CINCINNATI — Robots are secretly plotting to kill us. Or enslave us. Or, at best, they will take our jobs, one by one.
From science fiction written by Isaac Asimov eight decades ago to “Dilbert” cartoons today, the relationship between robots and humans has long fascinated — and worried — people.
There’s even a term, “robophobia,” for an irrational anxiety about robots and other advanced automation machines.
And there are concerns beyond the ones stoked by watching too much “Terminator .”

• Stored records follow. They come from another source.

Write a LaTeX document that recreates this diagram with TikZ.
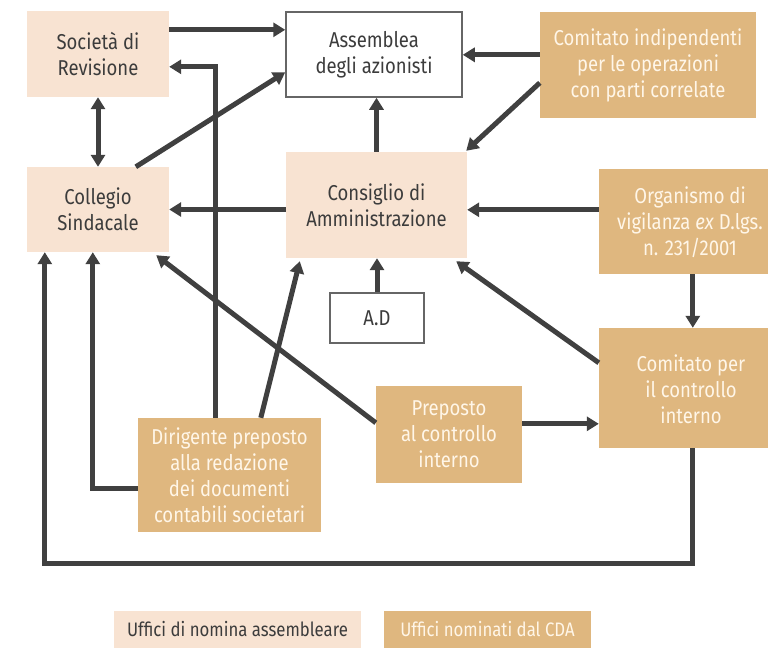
\documentclass[tikz,border=0pt]{standalone}
\usepackage{fontspec}
\setmainfont[FakeStretch=0.86]{Fira Sans}
\usetikzlibrary{arrows.meta,calc}
\definecolor{peach}{HTML}{F8E3D2}
\definecolor{tan}{HTML}{DFB77F}
\definecolor{linec}{HTML}{404040}
\definecolor{darktxt}{HTML}{3C3C3C}
\definecolor{lighttxt}{HTML}{FFF6E8}
\definecolor{bordc}{HTML}{666666}
\tikzset{
  box/.style={inner sep=0pt, align=center, font=\fontsize{21.5}{26}\selectfont},
  peachbox/.style={box, fill=peach, text=darktxt},
  tanbox/.style={box, fill=tan, text=lighttxt},
  whitebox/.style={box, fill=white, draw=bordc, line width=1.5pt, text=darktxt},
  txt/.style={inner sep=0pt, align=center, font=\fontsize{21.5}{26}\selectfont},
  legfont/.style={font=\fontsize{19.5}{24}\selectfont},
  arr/.style={draw=linec, line width=5pt, -{Triangle[length=12pt,width=14pt]}},
  darr/.style={draw=linec, line width=5pt, {Triangle[length=12pt,width=14pt]}-{Triangle[length=12pt,width=14pt]}},
}
\begin{document}
\begin{tikzpicture}[x=1pt,y=-1pt]
\useasboundingbox (0,0) rectangle (769,648);
% boxes
\node[peachbox, minimum width=142pt, minimum height=86pt] (soc) at (98,54) {Società di\\Revisione};
\node[whitebox, minimum width=176pt, minimum height=85pt] (ass) at (374,54.5) {Assemblea\\degli azionisti};
\node[tanbox, minimum width=216pt, minimum height=106pt] (cip) at (648,65) {Comitato indipendenti\\per le operazioni\\con parti correlate};
\node[peachbox, minimum width=142pt, minimum height=85pt] (col) at (98,209.5) {Collegio\\Sindacale};
\node[peachbox, minimum width=181pt, minimum height=106pt] (cda) at (376.5,205) {Consiglio di\\Amministrazione};
\node[tanbox, minimum width=169pt, minimum height=105pt] (odv) at (683.5,221.5) {};
\node[txt, text=lighttxt] (odvt) at (690,222) {Organismo di\\vigilanza \textit{ex} D.lgs.\\n. 231/2001};
\node[whitebox, minimum width=94pt, minimum height=50pt] (ad) at (377,318) {A.D};
\node[tanbox, minimum width=169pt, minimum height=120pt] (cci) at (683.5,388) {};
\node[txt, text=lighttxt] (ccit) at (691,389) {Comitato per\\il controllo\\interno};
\node[tanbox, minimum width=146pt, minimum height=97pt] (pci) at (449,434.5) {Preposto\\al controllo\\interno};
\node[tanbox, minimum width=183pt, minimum height=114pt] (dir) at (229.5,475) {Dirigente preposto\\alla redazione\\dei documenti\\contabili societari};
% legend
\node[peachbox, legfont, minimum width=247pt, minimum height=37pt] (leg1) at (237.5,629.5) {Uffici di nomina assembleare};
\node[tanbox, legfont, minimum width=207pt, minimum height=37pt] (leg2) at (487.5,629.5) {Uffici nominati dal CDA};
% connectors
\draw[arr] ($(soc.north east)+(0,19)$) coordinate (a1) -- (a1 -| ass.west);
\draw[arr] ($(dir.north west)+(78,0)$) |- ($(soc.north east)+(0,56)$);
\draw[darr] (soc.south) -- (col.north);
\draw[arr] ($(col.north west)+(109,0)$) -- ($(ass.north west)+(0,61)$);
\draw[arr] (col.east -| cda.west) -- (col.east);
\draw[arr] (cda.north) -- (cda.north |- ass.south);
\draw[arr] ($(cip.north west)+(0,43)$) coordinate (a7) -- (a7 -| ass.east);
\draw[arr] ($(cip.north west)+(0,71)$) -- ($(cda.north east)+(-1,-1)$);
\draw[arr] ($(odv.north west)+(0,41)$) coordinate (a9) -- (a9 -| cda.east);
\draw[arr] ($(odv.south west)+(94,0)$) coordinate (a10) -- (a10 |- cci.north);
\draw[arr] (ad.north) -- (ad.north |- cda.south);
\draw[arr] ($(cci.north west)+(0,35)$) -- ($(cda.south east)+(-11,3)$);
\draw[arr] ($(pci.north west)+(0,37)$) -- ($(col.south east)+(-13,3)$);
\draw[arr] ($(dir.north west)+(123,0)$) -- ($(cda.south west)+(14,3)$);
\draw[arr] ($(dir.north west)+(0,71)$) -| ($(col.south west)+(66,0)$);
\draw[arr] ($(cci.south west)+(94,0)$) -- ++(0,115) -| ($(col.south west)+(18,0)$);
\draw[arr] ($(pci.north east)+(0,38)$) coordinate (a17) -- (a17 -| cci.west);
\end{tikzpicture}
\end{document}
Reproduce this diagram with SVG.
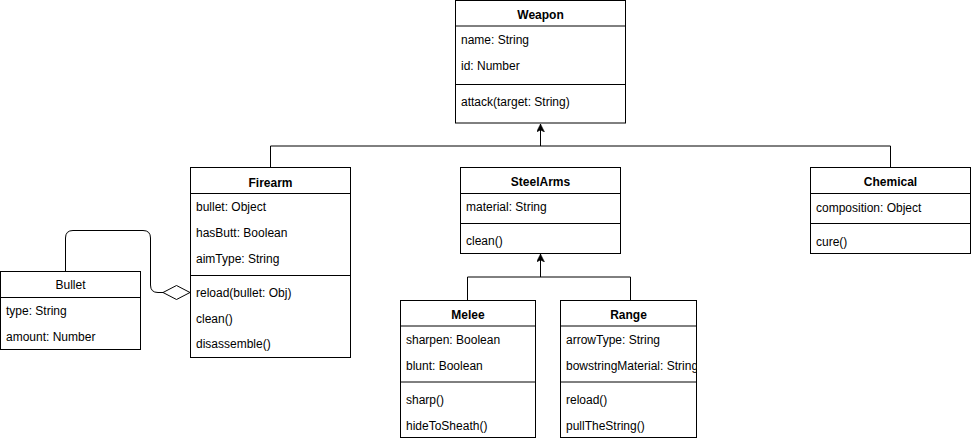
<svg xmlns="http://www.w3.org/2000/svg" width="971" height="442" viewBox="0 0 971 442">
<style>
.box{fill:#fff;stroke:#000;stroke-width:1}
.sep{stroke:#000;stroke-width:1}
text{font-family:"Liberation Sans",Arial,sans-serif;font-size:12px;fill:#000}
.t{font-weight:bold;text-anchor:middle}
.tn{text-anchor:middle}
.ln{fill:none;stroke:#000;stroke-width:1}
</style>
<defs>
<marker id="arr" markerWidth="10" markerHeight="10" refX="8" refY="4" orient="auto" markerUnits="userSpaceOnUse">
<path d="M0,0 L8,4 L0,8 L2,4 Z" fill="#000" stroke="#000" stroke-width="0.5"/>
</marker>
<clipPath id="clipRange"><rect x="561" y="300" width="135" height="138"/></clipPath>
</defs>
<rect width="971" height="442" fill="#fff"/>
<g id="connectors">
<path class="ln" d="M540.5,146 L540.5,124" marker-end="url(#arr)"/>
<path class="ln" d="M270.5,167 L270.5,146 L890.5,146 L890.5,167"/>
<path class="ln" d="M540.5,277 L540.5,254" marker-end="url(#arr)"/>
<path class="ln" d="M467.5,300 L467.5,277 L630.5,277 L630.5,300"/>
<path class="ln" d="M65.5,271 L65.5,238 Q65.5,230.5 73,230.5 L143,230.5 Q150.5,230.5 150.5,238 L150.5,285 Q150.5,292.5 158,292.5 L163,292.5"/>
<path d="M163,292.5 L176.5,285.5 L190,292.5 L176.5,299.5 Z" fill="#fff" stroke="#000" stroke-width="1"/>
</g>
<g id="weapon">
<rect class="box" x="455.5" y="0.5" width="170" height="122.5"/>
<line class="sep" x1="455.5" y1="26" x2="625.5" y2="26"/>
<line class="sep" x1="455.5" y1="84.5" x2="625.5" y2="84.5"/>
<text class="t" x="540.5" y="19">Weapon</text>
<text x="461" y="44">name: String</text>
<text x="461" y="70">id: Number</text>
<text x="461" y="106">attack(target: String)</text>
</g>
<g id="firearm">
<rect class="box" x="190.5" y="167.5" width="160" height="190"/>
<line class="sep" x1="190.5" y1="193.5" x2="350.5" y2="193.5"/>
<line class="sep" x1="190.5" y1="275.5" x2="350.5" y2="275.5"/>
<text class="t" x="270.5" y="187">Firearm</text>
<text x="196" y="211">bullet: Object</text>
<text x="196" y="237">hasButt: Boolean</text>
<text x="196" y="263">aimType: String</text>
<text x="196" y="297">reload(bullet: Obj)</text>
<text x="196" y="323">clean()</text>
<text x="196" y="348">disassemble()</text>
</g>
<g id="bullet">
<rect class="box" x="0.5" y="271.5" width="140" height="78"/>
<line class="sep" x1="0.5" y1="297.5" x2="140.5" y2="297.5"/>
<text class="tn" x="70.5" y="289">Bullet</text>
<text x="6" y="315">type: String</text>
<text x="6" y="341">amount: Number</text>
</g>
<g id="steelarms">
<rect class="box" x="460.5" y="167.5" width="160" height="86"/>
<line class="sep" x1="460.5" y1="193.5" x2="620.5" y2="193.5"/>
<line class="sep" x1="460.5" y1="223.5" x2="620.5" y2="223.5"/>
<text class="t" x="540.5" y="186">SteelArms</text>
<text x="466" y="211">material: String</text>
<text x="466" y="245">clean()</text>
</g>
<g id="chemical">
<rect class="box" x="810.5" y="167.5" width="160" height="86"/>
<line class="sep" x1="810.5" y1="193.5" x2="970.5" y2="193.5"/>
<line class="sep" x1="810.5" y1="223.5" x2="970.5" y2="223.5"/>
<text class="t" x="890.5" y="186">Chemical</text>
<text x="816" y="212">composition: Object</text>
<text x="816" y="246">cure()</text>
</g>
<g id="melee">
<rect class="box" x="400.5" y="300.5" width="135" height="137"/>
<line class="sep" x1="400.5" y1="326" x2="535.5" y2="326"/>
<line class="sep" x1="400.5" y1="382" x2="535.5" y2="382"/>
<text class="t" x="468" y="319">Melee</text>
<text x="406" y="344">sharpen: Boolean</text>
<text x="406" y="370">blunt: Boolean</text>
<text x="406" y="404">sharp()</text>
<text x="406" y="430">hideToSheath()</text>
</g>
<g id="range">
<rect class="box" x="560.5" y="300.5" width="136" height="137"/>
<line class="sep" x1="560.5" y1="326" x2="696.5" y2="326"/>
<line class="sep" x1="560.5" y1="382" x2="696.5" y2="382"/>
<text class="t" x="628.5" y="319">Range</text>
<g clip-path="url(#clipRange)">
<text x="566" y="344">arrowType: String</text>
<text x="566" y="370">bowstringMaterial: String</text>
</g>
<text x="566" y="404">reload()</text>
<text x="566" y="430">pullTheString()</text>
</g>
</svg>
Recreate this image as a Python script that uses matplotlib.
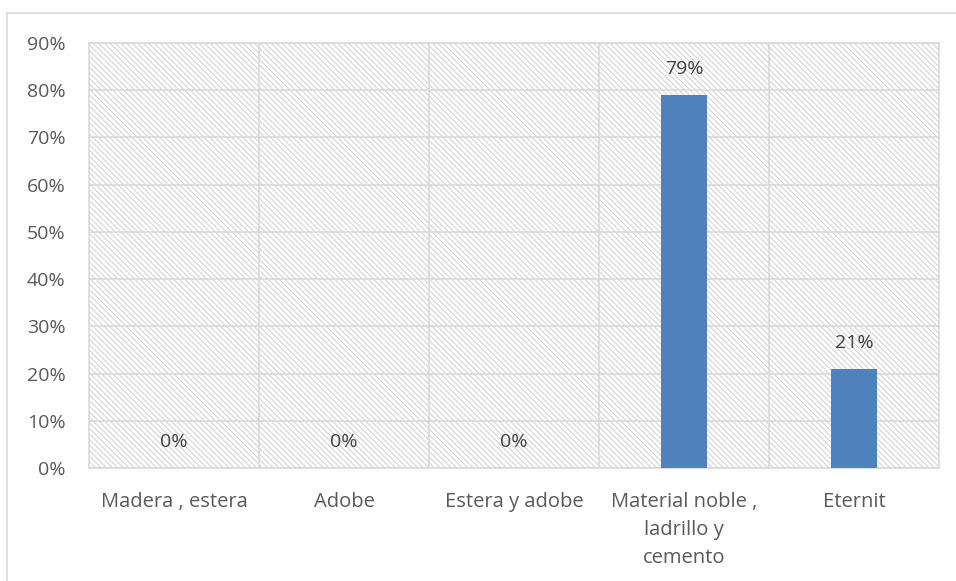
import matplotlib
matplotlib.use('Agg')
import matplotlib.pyplot as plt
from matplotlib.lines import Line2D
from matplotlib.ticker import MultipleLocator, PercentFormatter

# Datos
categorias = ['Madera , estera', 'Adobe', 'Estera y adobe',
              'Material noble ,\nladrillo y\ncemento', 'Eternit']
valores = [0, 0, 0, 79, 21]
etiquetas = ['0%', '0%', '0%', '79%', '21%']

W, H = 956, 581
fig = plt.figure(figsize=(W / 100, H / 100), dpi=100)
plt.rcParams['font.family'] = ['Open Sans', 'DejaVu Sans']
plt.rcParams['hatch.color'] = '#d4d4d4'
plt.rcParams['hatch.linewidth'] = 0.8

# area de trazado en pixeles: x 89-939, y 43-468
ax = fig.add_axes([89 / W, 1 - 468 / H, (939 - 89) / W, (468 - 43) / H])

ax.set_facecolor('white')
ax.add_patch(plt.Rectangle((0, 0), 1, 1, transform=ax.transAxes,
                           facecolor='none', edgecolor='#d4d4d4',
                           hatch='\\\\\\\\\\\\', linewidth=0, zorder=0))

x = list(range(len(categorias)))
ax.bar(x, valores, width=0.27, color='#4f81bd', zorder=3)

for xi, v, lab in zip(x, valores, etiquetas):
    ax.annotate(lab, (xi, v), xytext=(0, 18.5), textcoords='offset points',
                ha='center', va='center', fontsize=14, color='#404040')

ax.set_xlim(-0.5, len(categorias) - 0.5)
ax.set_ylim(0, 90)
ax.yaxis.set_major_locator(MultipleLocator(10))
ax.yaxis.set_major_formatter(PercentFormatter(decimals=0))

# lineas de cuadricula
ax.grid(axis='y', color='#d9d9d9', linewidth=1.2, zorder=1)
for b in [0.5, 1.5, 2.5, 3.5]:
    ax.axvline(b, color='#d9d9d9', linewidth=1.2, zorder=1)

ax.set_xticks(x)
ax.set_xticklabels(categorias, fontsize=14.5, color='#595959', linespacing=1.56,
                   va='top')
ax.tick_params(axis='x', length=0, pad=17)
ax.tick_params(axis='y', length=0, pad=17, labelsize=14, labelcolor='#595959')
for lbl in ax.get_yticklabels():
    lbl.set_horizontalalignment('right')

for s in ax.spines.values():
    s.set_color('#d9d9d9')
    s.set_linewidth(1.2)

# borde exterior del grafico
fig.add_artist(Line2D([7 / W, 1], [1 - 13 / H, 1 - 13 / H],
                      transform=fig.transFigure, color='#d9d9d9', lw=1.2))
fig.add_artist(Line2D([7 / W, 7 / W], [0, 1 - 13 / H],
                      transform=fig.transFigure, color='#d9d9d9', lw=1.2))

fig.savefig('out.png', dpi=100)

Apple computer pioneer Steve Wozniak once suggested that robots would turn us into their pets. Physicist Stephen Hawking and tech entrepreneur Elon Musk have also warned about the dangers of going too far, too quickly, in developing “thinking robots” with programmed intelligence that might keep evolving self-awareness, similar to the humanoids in the HBO series “Westworld.”
Hawking told the BBC in 2014 that “development of full artificial intelligence could spell the end of the human race.”
So there’s that.
Researchers vary in projections on how long from now, if ever, such a threat could exist.
For now, deaths by robot are very rare among industrial accidents. However, in July 2015, a 57-year-old technician was killed by a robotic machine in an Ionia, Mich., plant that makes auto bumpers, trailer hitches and chrome-plated plastics. Her husband filed a federal lawsuit, being contested by the defendants, alleging a malfunctioning robot took her “by surprise,” crushing her head.
As chief technology officer for a private-public effort to facilitate robotic solutions in U.S. manufacturing, professor Howie Choset of Carnegie Mellon University in Pittsburgh sees the fear of robots taking jobs making his mission tougher.
“You have to start this discussion with the baseline that automation and innovation creates jobs,” he said, by leading to new products and processes and the new jobs to make and operate them.
“Then you have to ask yourself, why would robots be different? And people are very quick to say, ‘Well, robots are intelligent, they do what humans can do,’ and there’s this fear that was sort of instilled by science fiction.”
Comparing fear of robots to 19th-century worries about steam engines, Choset said: “Robots are just the next generation of tools.”
Singer Aimee Mann, with help from actress Laura Linney, humorously depicted the danger of letting robots help you too much in the music video for “Charmer.”
And Choset was amused by a recent “Dilbert ” strip about the boss’ inability to stop a robot worker who decided to quit.
Chris Boggess, 18, found the 2004 movie “I, Robot ,” about a rogue killer robot drawn from Asimov stories, frightening, but he has come to understand and appreciate their potential through the Butler Tech robotics program at Colerain High School near Cincinnati.
“The first day I walked in, I fell in love. I knew this was where I needed to be,” Boggess said. “I like robots, anything about technology.”
And if some day thinking robots acquired the ability to threaten humans, he said, “I would probably try to make friends with them.”